Exercise materials —
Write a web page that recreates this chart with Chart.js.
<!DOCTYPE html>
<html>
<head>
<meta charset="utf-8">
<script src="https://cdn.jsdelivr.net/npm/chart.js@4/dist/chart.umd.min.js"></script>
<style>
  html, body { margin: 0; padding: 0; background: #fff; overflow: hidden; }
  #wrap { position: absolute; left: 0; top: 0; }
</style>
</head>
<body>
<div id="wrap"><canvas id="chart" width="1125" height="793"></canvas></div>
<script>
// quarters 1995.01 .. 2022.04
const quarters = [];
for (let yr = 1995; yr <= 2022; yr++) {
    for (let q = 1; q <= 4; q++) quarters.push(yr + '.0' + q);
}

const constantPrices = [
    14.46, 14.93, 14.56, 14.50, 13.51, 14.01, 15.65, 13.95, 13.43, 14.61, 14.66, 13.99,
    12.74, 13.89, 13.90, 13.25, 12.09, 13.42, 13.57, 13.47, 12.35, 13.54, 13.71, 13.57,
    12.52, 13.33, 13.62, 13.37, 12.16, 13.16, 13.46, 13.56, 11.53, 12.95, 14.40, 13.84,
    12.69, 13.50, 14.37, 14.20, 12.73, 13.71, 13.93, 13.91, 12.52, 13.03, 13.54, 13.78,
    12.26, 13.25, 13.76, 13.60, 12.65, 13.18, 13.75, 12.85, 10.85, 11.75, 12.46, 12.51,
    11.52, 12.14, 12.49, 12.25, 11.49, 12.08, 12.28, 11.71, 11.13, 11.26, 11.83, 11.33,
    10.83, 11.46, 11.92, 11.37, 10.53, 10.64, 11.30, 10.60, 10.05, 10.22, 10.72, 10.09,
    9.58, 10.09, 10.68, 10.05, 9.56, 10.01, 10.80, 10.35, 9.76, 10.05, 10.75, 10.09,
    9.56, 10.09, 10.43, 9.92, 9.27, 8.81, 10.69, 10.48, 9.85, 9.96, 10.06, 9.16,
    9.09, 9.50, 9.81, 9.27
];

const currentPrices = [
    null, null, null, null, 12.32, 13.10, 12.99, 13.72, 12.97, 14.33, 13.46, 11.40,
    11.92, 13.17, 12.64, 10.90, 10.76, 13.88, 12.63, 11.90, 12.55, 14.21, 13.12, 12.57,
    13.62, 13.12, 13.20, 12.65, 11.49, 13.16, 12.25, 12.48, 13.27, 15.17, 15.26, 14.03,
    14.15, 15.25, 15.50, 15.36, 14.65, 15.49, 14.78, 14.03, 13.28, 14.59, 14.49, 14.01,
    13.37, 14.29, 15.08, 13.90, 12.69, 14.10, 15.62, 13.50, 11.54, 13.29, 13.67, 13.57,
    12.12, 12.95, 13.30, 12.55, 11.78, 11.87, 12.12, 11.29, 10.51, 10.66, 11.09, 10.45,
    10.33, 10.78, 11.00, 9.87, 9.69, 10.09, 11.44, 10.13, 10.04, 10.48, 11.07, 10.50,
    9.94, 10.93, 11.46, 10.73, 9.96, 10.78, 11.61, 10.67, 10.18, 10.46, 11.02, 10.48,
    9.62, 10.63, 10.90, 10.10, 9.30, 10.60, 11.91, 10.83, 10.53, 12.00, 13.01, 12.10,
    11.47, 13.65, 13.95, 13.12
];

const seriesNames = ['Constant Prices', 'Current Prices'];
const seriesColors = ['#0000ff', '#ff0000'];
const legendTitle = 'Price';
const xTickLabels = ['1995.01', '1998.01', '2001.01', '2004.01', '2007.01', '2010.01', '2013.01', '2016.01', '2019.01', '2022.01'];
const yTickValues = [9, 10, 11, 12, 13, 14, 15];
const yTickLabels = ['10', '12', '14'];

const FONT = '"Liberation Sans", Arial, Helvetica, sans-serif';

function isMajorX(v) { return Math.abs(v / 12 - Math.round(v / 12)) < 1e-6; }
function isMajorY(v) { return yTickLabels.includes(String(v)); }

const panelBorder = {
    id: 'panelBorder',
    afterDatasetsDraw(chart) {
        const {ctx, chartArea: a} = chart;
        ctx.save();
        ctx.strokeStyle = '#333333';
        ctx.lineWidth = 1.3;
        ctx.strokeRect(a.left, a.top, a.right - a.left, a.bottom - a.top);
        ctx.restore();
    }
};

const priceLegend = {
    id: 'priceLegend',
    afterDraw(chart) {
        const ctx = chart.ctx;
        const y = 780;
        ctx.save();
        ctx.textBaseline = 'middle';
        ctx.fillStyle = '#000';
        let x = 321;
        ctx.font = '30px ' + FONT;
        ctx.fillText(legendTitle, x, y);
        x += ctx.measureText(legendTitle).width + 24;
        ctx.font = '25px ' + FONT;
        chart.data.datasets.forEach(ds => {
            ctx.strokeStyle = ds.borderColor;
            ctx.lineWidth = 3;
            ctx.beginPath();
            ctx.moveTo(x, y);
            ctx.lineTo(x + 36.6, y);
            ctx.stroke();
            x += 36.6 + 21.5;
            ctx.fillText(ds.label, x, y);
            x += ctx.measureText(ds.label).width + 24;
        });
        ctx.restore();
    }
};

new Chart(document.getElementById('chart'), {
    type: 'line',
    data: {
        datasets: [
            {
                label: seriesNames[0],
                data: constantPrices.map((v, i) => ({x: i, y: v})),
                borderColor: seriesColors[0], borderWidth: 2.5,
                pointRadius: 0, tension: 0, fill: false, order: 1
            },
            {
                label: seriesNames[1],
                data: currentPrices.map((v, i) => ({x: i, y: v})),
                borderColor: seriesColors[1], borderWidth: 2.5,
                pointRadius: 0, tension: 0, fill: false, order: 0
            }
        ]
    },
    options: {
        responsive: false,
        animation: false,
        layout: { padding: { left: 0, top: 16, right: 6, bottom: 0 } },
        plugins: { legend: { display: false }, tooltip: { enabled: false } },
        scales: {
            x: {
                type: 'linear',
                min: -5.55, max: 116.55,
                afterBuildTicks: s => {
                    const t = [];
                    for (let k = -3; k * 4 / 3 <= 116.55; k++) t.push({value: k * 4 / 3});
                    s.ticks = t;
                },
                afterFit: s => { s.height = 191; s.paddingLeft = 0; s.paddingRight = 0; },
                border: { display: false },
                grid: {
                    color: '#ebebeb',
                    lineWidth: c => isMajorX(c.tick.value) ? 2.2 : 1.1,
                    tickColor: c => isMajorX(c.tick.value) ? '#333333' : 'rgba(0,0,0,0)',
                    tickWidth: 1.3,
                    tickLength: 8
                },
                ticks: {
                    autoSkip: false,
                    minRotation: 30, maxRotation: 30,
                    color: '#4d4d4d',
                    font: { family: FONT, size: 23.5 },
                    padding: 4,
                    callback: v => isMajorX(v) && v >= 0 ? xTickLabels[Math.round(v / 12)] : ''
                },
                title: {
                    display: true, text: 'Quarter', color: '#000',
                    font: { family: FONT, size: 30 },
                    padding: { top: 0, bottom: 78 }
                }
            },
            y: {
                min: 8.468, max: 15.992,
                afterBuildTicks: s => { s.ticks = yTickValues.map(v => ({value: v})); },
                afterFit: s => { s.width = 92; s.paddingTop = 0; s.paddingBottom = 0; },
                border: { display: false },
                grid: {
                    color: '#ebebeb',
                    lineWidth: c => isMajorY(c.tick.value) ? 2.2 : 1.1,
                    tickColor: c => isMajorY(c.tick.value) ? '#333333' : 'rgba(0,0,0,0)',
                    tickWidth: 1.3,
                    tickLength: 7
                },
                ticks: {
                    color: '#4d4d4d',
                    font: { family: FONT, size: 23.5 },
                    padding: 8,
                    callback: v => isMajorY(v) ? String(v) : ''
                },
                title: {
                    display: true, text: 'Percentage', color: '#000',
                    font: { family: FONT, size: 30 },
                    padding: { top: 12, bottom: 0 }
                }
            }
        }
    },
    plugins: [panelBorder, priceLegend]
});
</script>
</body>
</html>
---
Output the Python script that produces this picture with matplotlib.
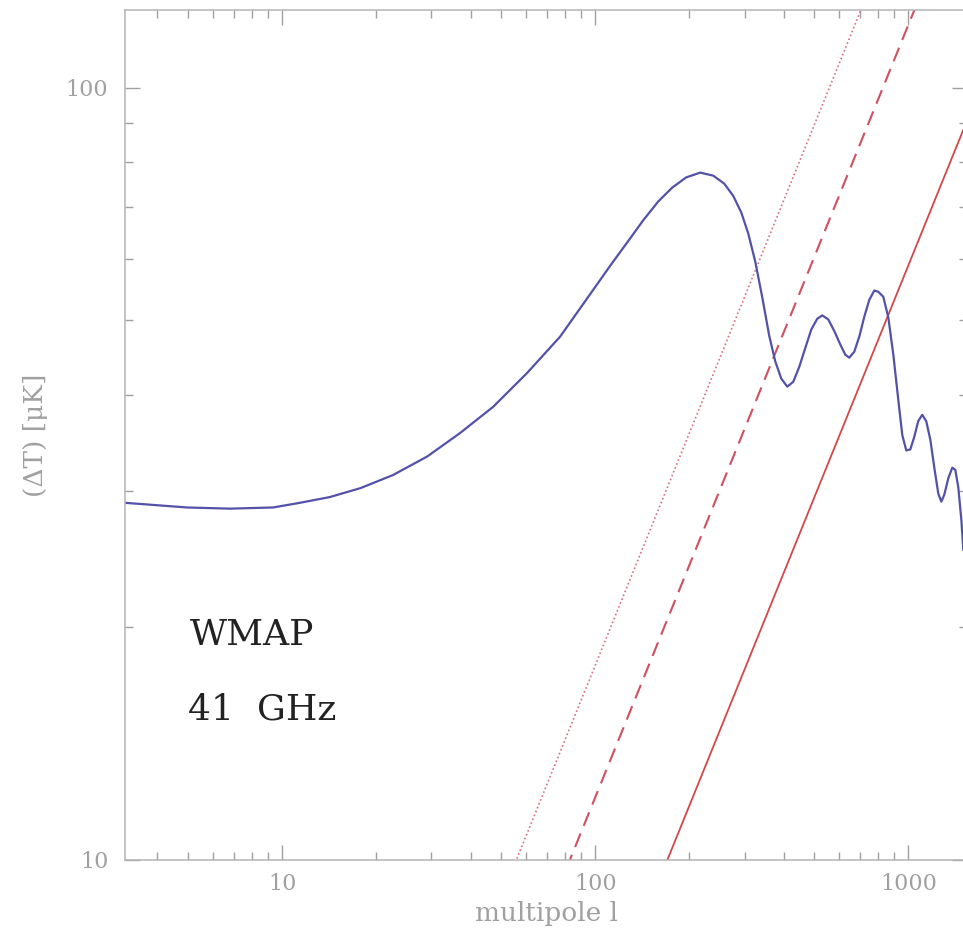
* * *
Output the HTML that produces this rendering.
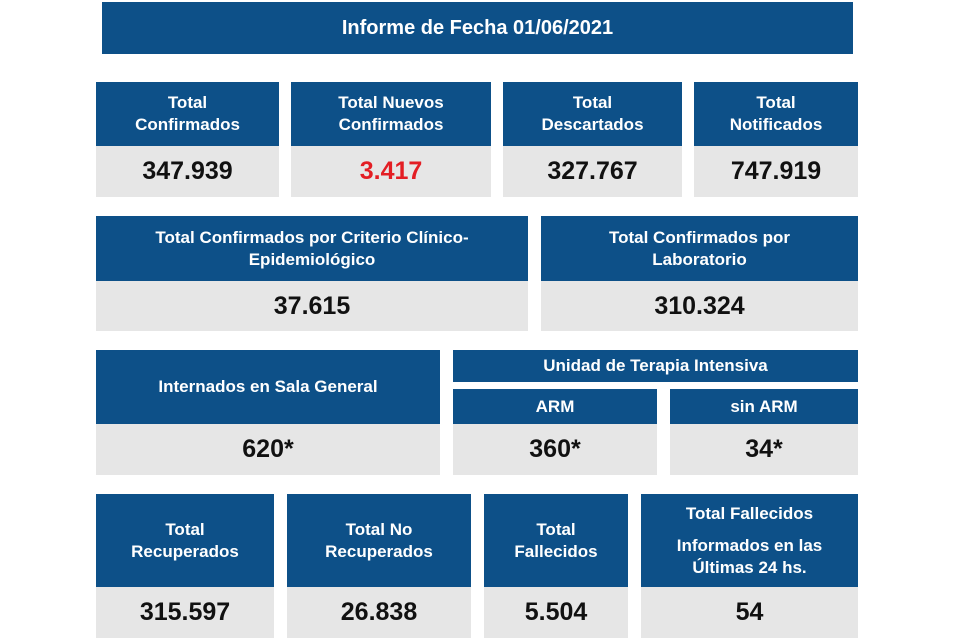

Goal — Tell how many lines of the material above hold "that", answering with a bare number.

Answer to the task — 3